Task prompt: Give the data below again exactly as written, without its pictures.

Information provided:
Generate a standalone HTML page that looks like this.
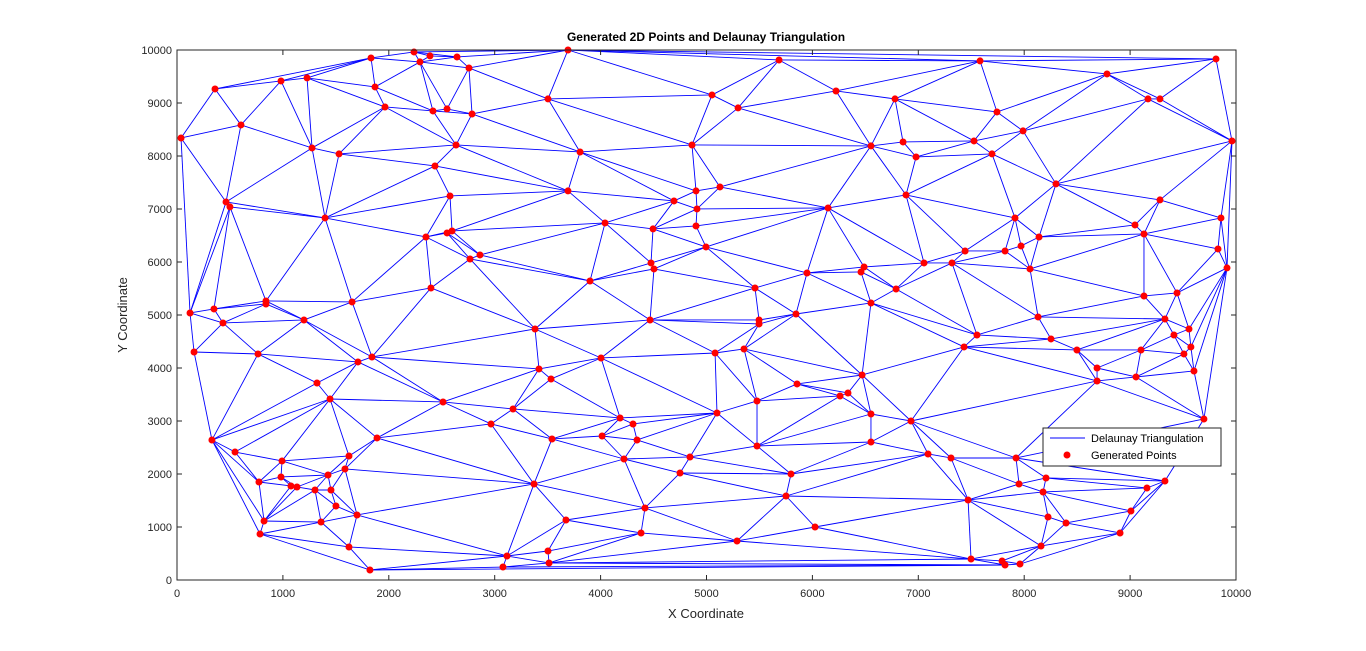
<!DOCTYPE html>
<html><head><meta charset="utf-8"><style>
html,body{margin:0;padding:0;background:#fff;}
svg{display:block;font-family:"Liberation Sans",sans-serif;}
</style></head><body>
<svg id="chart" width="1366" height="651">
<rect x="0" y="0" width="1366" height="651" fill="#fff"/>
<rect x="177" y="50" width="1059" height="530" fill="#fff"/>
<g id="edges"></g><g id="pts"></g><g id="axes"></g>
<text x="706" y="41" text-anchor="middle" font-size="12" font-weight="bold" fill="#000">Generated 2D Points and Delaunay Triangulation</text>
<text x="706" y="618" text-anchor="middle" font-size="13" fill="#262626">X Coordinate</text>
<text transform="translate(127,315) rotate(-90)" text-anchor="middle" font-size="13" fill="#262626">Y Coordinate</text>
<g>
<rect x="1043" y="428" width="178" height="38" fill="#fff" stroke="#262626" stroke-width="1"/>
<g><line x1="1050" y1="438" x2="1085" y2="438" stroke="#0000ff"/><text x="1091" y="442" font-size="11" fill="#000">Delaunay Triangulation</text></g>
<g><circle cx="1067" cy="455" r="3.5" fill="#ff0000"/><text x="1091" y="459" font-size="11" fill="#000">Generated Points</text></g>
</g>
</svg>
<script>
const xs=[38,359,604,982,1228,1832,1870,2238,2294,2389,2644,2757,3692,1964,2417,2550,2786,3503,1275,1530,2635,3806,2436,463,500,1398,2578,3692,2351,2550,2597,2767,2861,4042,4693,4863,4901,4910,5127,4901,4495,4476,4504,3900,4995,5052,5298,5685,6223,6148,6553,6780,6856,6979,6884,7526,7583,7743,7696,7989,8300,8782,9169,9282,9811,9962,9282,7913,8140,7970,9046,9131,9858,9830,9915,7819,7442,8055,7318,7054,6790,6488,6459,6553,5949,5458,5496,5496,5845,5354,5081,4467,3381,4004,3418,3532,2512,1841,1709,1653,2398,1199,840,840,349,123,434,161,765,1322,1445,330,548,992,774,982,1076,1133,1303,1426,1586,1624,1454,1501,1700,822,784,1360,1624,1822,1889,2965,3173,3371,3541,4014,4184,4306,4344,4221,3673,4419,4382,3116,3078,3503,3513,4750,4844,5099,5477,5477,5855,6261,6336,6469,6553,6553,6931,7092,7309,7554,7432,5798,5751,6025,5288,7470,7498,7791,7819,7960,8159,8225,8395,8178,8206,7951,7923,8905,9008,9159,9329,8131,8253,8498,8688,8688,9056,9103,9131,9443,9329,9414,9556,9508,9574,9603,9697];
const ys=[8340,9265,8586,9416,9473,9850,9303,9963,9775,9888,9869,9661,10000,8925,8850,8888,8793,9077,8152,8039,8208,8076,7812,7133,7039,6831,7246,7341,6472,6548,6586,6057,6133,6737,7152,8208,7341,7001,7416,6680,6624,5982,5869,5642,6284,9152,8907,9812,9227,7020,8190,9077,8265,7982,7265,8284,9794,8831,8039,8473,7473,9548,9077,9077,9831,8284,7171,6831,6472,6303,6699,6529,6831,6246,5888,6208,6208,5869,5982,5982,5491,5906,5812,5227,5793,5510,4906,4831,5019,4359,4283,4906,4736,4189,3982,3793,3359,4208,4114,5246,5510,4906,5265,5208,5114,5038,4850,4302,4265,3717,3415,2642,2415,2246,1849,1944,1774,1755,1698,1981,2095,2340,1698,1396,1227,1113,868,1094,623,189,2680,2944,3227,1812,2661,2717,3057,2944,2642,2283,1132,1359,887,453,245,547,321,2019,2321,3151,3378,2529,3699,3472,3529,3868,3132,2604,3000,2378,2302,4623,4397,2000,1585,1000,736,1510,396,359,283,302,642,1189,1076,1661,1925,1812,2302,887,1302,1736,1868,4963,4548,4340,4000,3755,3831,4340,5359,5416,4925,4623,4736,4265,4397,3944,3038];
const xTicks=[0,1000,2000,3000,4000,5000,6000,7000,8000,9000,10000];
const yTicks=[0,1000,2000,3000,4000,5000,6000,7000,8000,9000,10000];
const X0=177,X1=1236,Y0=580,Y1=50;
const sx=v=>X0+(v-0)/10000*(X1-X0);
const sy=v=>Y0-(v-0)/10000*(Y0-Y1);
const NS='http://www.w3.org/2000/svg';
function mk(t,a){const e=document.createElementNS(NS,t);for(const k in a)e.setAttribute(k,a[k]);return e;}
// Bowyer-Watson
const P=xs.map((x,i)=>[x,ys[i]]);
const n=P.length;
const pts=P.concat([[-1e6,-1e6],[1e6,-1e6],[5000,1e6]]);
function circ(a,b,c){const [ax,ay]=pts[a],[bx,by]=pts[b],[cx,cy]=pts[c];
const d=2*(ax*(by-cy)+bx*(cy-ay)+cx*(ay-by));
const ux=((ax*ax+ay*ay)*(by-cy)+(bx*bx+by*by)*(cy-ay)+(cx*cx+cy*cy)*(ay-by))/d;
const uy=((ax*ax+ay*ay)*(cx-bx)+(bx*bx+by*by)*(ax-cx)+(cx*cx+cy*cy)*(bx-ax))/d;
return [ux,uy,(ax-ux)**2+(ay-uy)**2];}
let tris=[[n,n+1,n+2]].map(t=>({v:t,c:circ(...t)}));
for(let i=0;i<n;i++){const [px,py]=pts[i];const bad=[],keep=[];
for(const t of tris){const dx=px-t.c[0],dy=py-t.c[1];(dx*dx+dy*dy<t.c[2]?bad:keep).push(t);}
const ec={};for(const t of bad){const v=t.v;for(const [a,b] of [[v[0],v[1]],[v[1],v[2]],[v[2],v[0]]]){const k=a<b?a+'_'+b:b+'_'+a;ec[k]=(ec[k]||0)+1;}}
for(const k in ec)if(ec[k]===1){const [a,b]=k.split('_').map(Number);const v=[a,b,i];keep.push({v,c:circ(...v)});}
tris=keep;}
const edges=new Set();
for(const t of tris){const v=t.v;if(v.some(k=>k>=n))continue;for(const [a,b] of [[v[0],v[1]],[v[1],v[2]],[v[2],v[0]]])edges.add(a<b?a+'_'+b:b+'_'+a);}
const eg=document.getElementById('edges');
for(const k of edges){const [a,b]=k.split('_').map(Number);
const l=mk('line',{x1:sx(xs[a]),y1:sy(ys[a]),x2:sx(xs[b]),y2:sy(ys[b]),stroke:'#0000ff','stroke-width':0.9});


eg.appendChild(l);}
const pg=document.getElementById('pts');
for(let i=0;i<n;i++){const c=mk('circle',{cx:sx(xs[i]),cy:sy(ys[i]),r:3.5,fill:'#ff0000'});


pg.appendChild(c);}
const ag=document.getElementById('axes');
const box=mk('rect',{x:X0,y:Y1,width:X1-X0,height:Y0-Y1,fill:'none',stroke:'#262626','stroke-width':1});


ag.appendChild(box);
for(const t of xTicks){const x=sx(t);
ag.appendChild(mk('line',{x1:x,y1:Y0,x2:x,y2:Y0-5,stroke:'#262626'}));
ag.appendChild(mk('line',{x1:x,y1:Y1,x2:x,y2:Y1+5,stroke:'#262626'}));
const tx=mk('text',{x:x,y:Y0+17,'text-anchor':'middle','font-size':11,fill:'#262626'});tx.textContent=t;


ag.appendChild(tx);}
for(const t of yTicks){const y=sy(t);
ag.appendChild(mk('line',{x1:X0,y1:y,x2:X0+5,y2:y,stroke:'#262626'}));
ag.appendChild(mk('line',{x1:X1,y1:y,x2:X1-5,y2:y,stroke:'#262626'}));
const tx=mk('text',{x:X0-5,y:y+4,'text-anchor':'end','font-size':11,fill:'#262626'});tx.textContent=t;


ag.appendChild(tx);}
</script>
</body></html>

Task response:
Generate a standalone HTML page that looks like this.
<!DOCTYPE html>
<html><head><meta charset="utf-8"><style>
html,body{margin:0;padding:0;background:#fff;}
svg{display:block;font-family:"Liberation Sans",sans-serif;}
</style></head><body>
<svg id="chart" width="1366" height="651">
<rect x="0" y="0" width="1366" height="651" fill="#fff"/>
<rect x="177" y="50" width="1059" height="530" fill="#fff"/>
<g id="edges"></g><g id="pts"></g><g id="axes"></g>
<text x="706" y="41" text-anchor="middle" font-size="12" font-weight="bold" fill="#000">Generated 2D Points and Delaunay Triangulation</text>
<text x="706" y="618" text-anchor="middle" font-size="13" fill="#262626">X Coordinate</text>
<text transform="translate(127,315) rotate(-90)" text-anchor="middle" font-size="13" fill="#262626">Y Coordinate</text>
<g>
<rect x="1043" y="428" width="178" height="38" fill="#fff" stroke="#262626" stroke-width="1"/>
<g><line x1="1050" y1="438" x2="1085" y2="438" stroke="#0000ff"/><text x="1091" y="442" font-size="11" fill="#000">Delaunay Triangulation</text></g>
<g><circle cx="1067" cy="455" r="3.5" fill="#ff0000"/><text x="1091" y="459" font-size="11" fill="#000">Generated Points</text></g>
</g>
</svg>
<script>
const xs=[38,359,604,982,1228,1832,1870,2238,2294,2389,2644,2757,3692,1964,2417,2550,2786,3503,1275,1530,2635,3806,2436,463,500,1398,2578,3692,2351,2550,2597,2767,2861,4042,4693,4863,4901,4910,5127,4901,4495,4476,4504,3900,4995,5052,5298,5685,6223,6148,6553,6780,6856,6979,6884,7526,7583,7743,7696,7989,8300,8782,9169,9282,9811,9962,9282,7913,8140,7970,9046,9131,9858,9830,9915,7819,7442,8055,7318,7054,6790,6488,6459,6553,5949,5458,5496,5496,5845,5354,5081,4467,3381,4004,3418,3532,2512,1841,1709,1653,2398,1199,840,840,349,123,434,161,765,1322,1445,330,548,992,774,982,1076,1133,1303,1426,1586,1624,1454,1501,1700,822,784,1360,1624,1822,1889,2965,3173,3371,3541,4014,4184,4306,4344,4221,3673,4419,4382,3116,3078,3503,3513,4750,4844,5099,5477,5477,5855,6261,6336,6469,6553,6553,6931,7092,7309,7554,7432,5798,5751,6025,5288,7470,7498,7791,7819,7960,8159,8225,8395,8178,8206,7951,7923,8905,9008,9159,9329,8131,8253,8498,8688,8688,9056,9103,9131,9443,9329,9414,9556,9508,9574,9603,9697];
const ys=[8340,9265,8586,9416,9473,9850,9303,9963,9775,9888,9869,9661,10000,8925,8850,8888,8793,9077,8152,8039,8208,8076,7812,7133,7039,6831,7246,7341,6472,6548,6586,6057,6133,6737,7152,8208,7341,7001,7416,6680,6624,5982,5869,5642,6284,9152,8907,9812,9227,7020,8190,9077,8265,7982,7265,8284,9794,8831,8039,8473,7473,9548,9077,9077,9831,8284,7171,6831,6472,6303,6699,6529,6831,6246,5888,6208,6208,5869,5982,5982,5491,5906,5812,5227,5793,5510,4906,4831,5019,4359,4283,4906,4736,4189,3982,3793,3359,4208,4114,5246,5510,4906,5265,5208,5114,5038,4850,4302,4265,3717,3415,2642,2415,2246,1849,1944,1774,1755,1698,1981,2095,2340,1698,1396,1227,1113,868,1094,623,189,2680,2944,3227,1812,2661,2717,3057,2944,2642,2283,1132,1359,887,453,245,547,321,2019,2321,3151,3378,2529,3699,3472,3529,3868,3132,2604,3000,2378,2302,4623,4397,2000,1585,1000,736,1510,396,359,283,302,642,1189,1076,1661,1925,1812,2302,887,1302,1736,1868,4963,4548,4340,4000,3755,3831,4340,5359,5416,4925,4623,4736,4265,4397,3944,3038];
const xTicks=[0,1000,2000,3000,4000,5000,6000,7000,8000,9000,10000];
const yTicks=[0,1000,2000,3000,4000,5000,6000,7000,8000,9000,10000];
const X0=177,X1=1236,Y0=580,Y1=50;
const sx=v=>X0+(v-0)/10000*(X1-X0);
const sy=v=>Y0-(v-0)/10000*(Y0-Y1);
const NS='http://www.w3.org/2000/svg';
function mk(t,a){const e=document.createElementNS(NS,t);for(const k in a)e.setAttribute(k,a[k]);return e;}
// Bowyer-Watson
const P=xs.map((x,i)=>[x,ys[i]]);
const n=P.length;
const pts=P.concat([[-1e6,-1e6],[1e6,-1e6],[5000,1e6]]);
function circ(a,b,c){const [ax,ay]=pts[a],[bx,by]=pts[b],[cx,cy]=pts[c];
const d=2*(ax*(by-cy)+bx*(cy-ay)+cx*(ay-by));
const ux=((ax*ax+ay*ay)*(by-cy)+(bx*bx+by*by)*(cy-ay)+(cx*cx+cy*cy)*(ay-by))/d;
const uy=((ax*ax+ay*ay)*(cx-bx)+(bx*bx+by*by)*(ax-cx)+(cx*cx+cy*cy)*(bx-ax))/d;
return [ux,uy,(ax-ux)**2+(ay-uy)**2];}
let tris=[[n,n+1,n+2]].map(t=>({v:t,c:circ(...t)}));
for(let i=0;i<n;i++){const [px,py]=pts[i];const bad=[],keep=[];
for(const t of tris){const dx=px-t.c[0],dy=py-t.c[1];(dx*dx+dy*dy<t.c[2]?bad:keep).push(t);}
const ec={};for(const t of bad){const v=t.v;for(const [a,b] of [[v[0],v[1]],[v[1],v[2]],[v[2],v[0]]]){const k=a<b?a+'_'+b:b+'_'+a;ec[k]=(ec[k]||0)+1;}}
for(const k in ec)if(ec[k]===1){const [a,b]=k.split('_').map(Number);const v=[a,b,i];keep.push({v,c:circ(...v)});}
tris=keep;}
const edges=new Set();
for(const t of tris){const v=t.v;if(v.some(k=>k>=n))continue;for(const [a,b] of [[v[0],v[1]],[v[1],v[2]],[v[2],v[0]]])edges.add(a<b?a+'_'+b:b+'_'+a);}
const eg=document.getElementById('edges');
for(const k of edges){const [a,b]=k.split('_').map(Number);
const l=mk('line',{x1:sx(xs[a]),y1:sy(ys[a]),x2:sx(xs[b]),y2:sy(ys[b]),stroke:'#0000ff','stroke-width':0.9});


eg.appendChild(l);}
const pg=document.getElementById('pts');
for(let i=0;i<n;i++){const c=mk('circle',{cx:sx(xs[i]),cy:sy(ys[i]),r:3.5,fill:'#ff0000'});


pg.appendChild(c);}
const ag=document.getElementById('axes');
const box=mk('rect',{x:X0,y:Y1,width:X1-X0,height:Y0-Y1,fill:'none',stroke:'#262626','stroke-width':1});


ag.appendChild(box);
for(const t of xTicks){const x=sx(t);
ag.appendChild(mk('line',{x1:x,y1:Y0,x2:x,y2:Y0-5,stroke:'#262626'}));
ag.appendChild(mk('line',{x1:x,y1:Y1,x2:x,y2:Y1+5,stroke:'#262626'}));
const tx=mk('text',{x:x,y:Y0+17,'text-anchor':'middle','font-size':11,fill:'#262626'});tx.textContent=t;


ag.appendChild(tx);}
for(const t of yTicks){const y=sy(t);
ag.appendChild(mk('line',{x1:X0,y1:y,x2:X0+5,y2:y,stroke:'#262626'}));
ag.appendChild(mk('line',{x1:X1,y1:y,x2:X1-5,y2:y,stroke:'#262626'}));
const tx=mk('text',{x:X0-5,y:y+4,'text-anchor':'end','font-size':11,fill:'#262626'});tx.textContent=t;


ag.appendChild(tx);}
</script>
</body></html>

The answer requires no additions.